What is required: Return each line of the data below verbatim; pictures are to be left out.
##### Source data
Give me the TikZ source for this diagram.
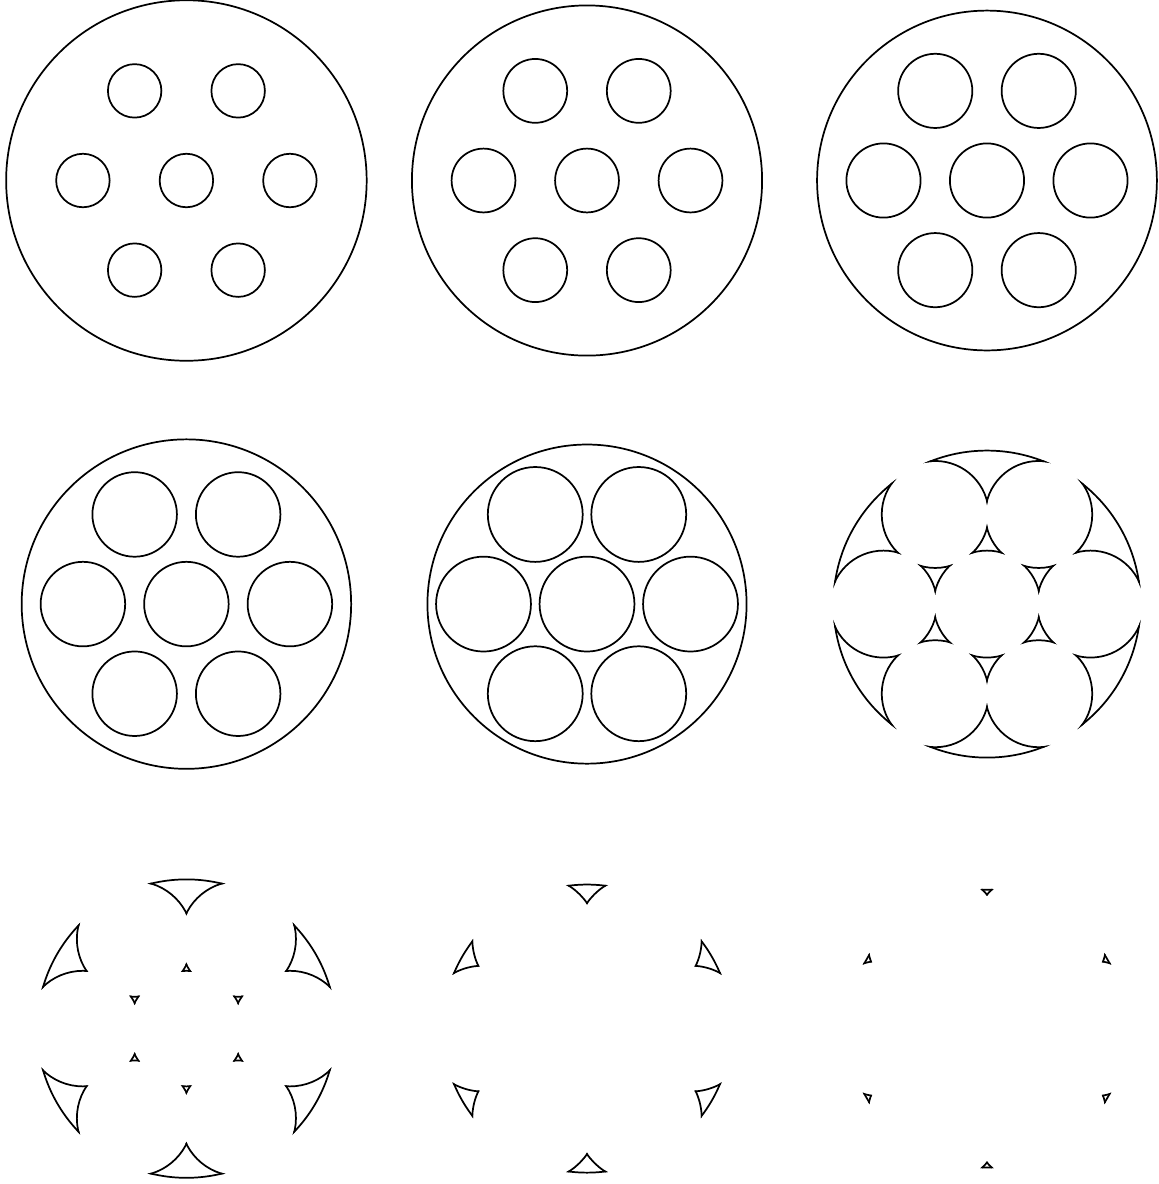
\documentclass[tikz,border=0pt]{standalone}
\usepackage{tikz}
\usetikzlibrary{calc}

\begin{document}
\begin{tikzpicture}[x=1cm,y=1cm,
  outline/.style={draw=black,line width=1.9pt}]
  \useasboundingbox (0,0) rectangle (22.377,-22.879);
  \foreach \cx/\cy/\t in {3.602/-3.488/0, 11.343/-3.488/0.1, 19.072/-3.488/0.2,
                          3.602/-11.673/0.3, 11.343/-11.673/0.4, 19.072/-11.673/0.517,
                          3.602/-19.876/0.6, 11.343/-19.876/0.7, 19.072/-19.876/0.8}{
    \begin{scope}[shift={(\cx,\cy)}]
      \pgfmathsetmacro{\R}{3.5-\t}
      \pgfmathsetmacro{\rh}{0.5+\t}
      \clip (0,0) circle (\R);
      \clip (-4,-4) -- (-4,4) -- (4,4) -- (4,-4) -- cycle (0,0) circle (\rh);
      \foreach \a in {0,60,...,300}
        \clip (-4,-4) -- (-4,4) -- (4,4) -- (4,-4) -- cycle (\a:2) circle (\rh);
      \draw[outline] (0,0) circle (\R);
      \draw[outline] (0,0) circle (\rh);
      \foreach \a in {0,60,...,300}
        \draw[outline] (\a:2) circle (\rh);
    \end{scope}
  }
\end{tikzpicture}
\end{document}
##########
The response:
Give me the TikZ source for this diagram.
\documentclass[tikz,border=0pt]{standalone}
\usepackage{tikz}
\usetikzlibrary{calc}

\begin{document}
\begin{tikzpicture}[x=1cm,y=1cm,
  outline/.style={draw=black,line width=1.9pt}]
  \useasboundingbox (0,0) rectangle (22.377,-22.879);
  \foreach \cx/\cy/\t in {3.602/-3.488/0, 11.343/-3.488/0.1, 19.072/-3.488/0.2,
                          3.602/-11.673/0.3, 11.343/-11.673/0.4, 19.072/-11.673/0.517,
                          3.602/-19.876/0.6, 11.343/-19.876/0.7, 19.072/-19.876/0.8}{
    \begin{scope}[shift={(\cx,\cy)}]
      \pgfmathsetmacro{\R}{3.5-\t}
      \pgfmathsetmacro{\rh}{0.5+\t}
      \clip (0,0) circle (\R);
      \clip (-4,-4) -- (-4,4) -- (4,4) -- (4,-4) -- cycle (0,0) circle (\rh);
      \foreach \a in {0,60,...,300}
        \clip (-4,-4) -- (-4,4) -- (4,4) -- (4,-4) -- cycle (\a:2) circle (\rh);
      \draw[outline] (0,0) circle (\R);
      \draw[outline] (0,0) circle (\rh);
      \foreach \a in {0,60,...,300}
        \draw[outline] (\a:2) circle (\rh);
    \end{scope}
  }
\end{tikzpicture}
\end{document}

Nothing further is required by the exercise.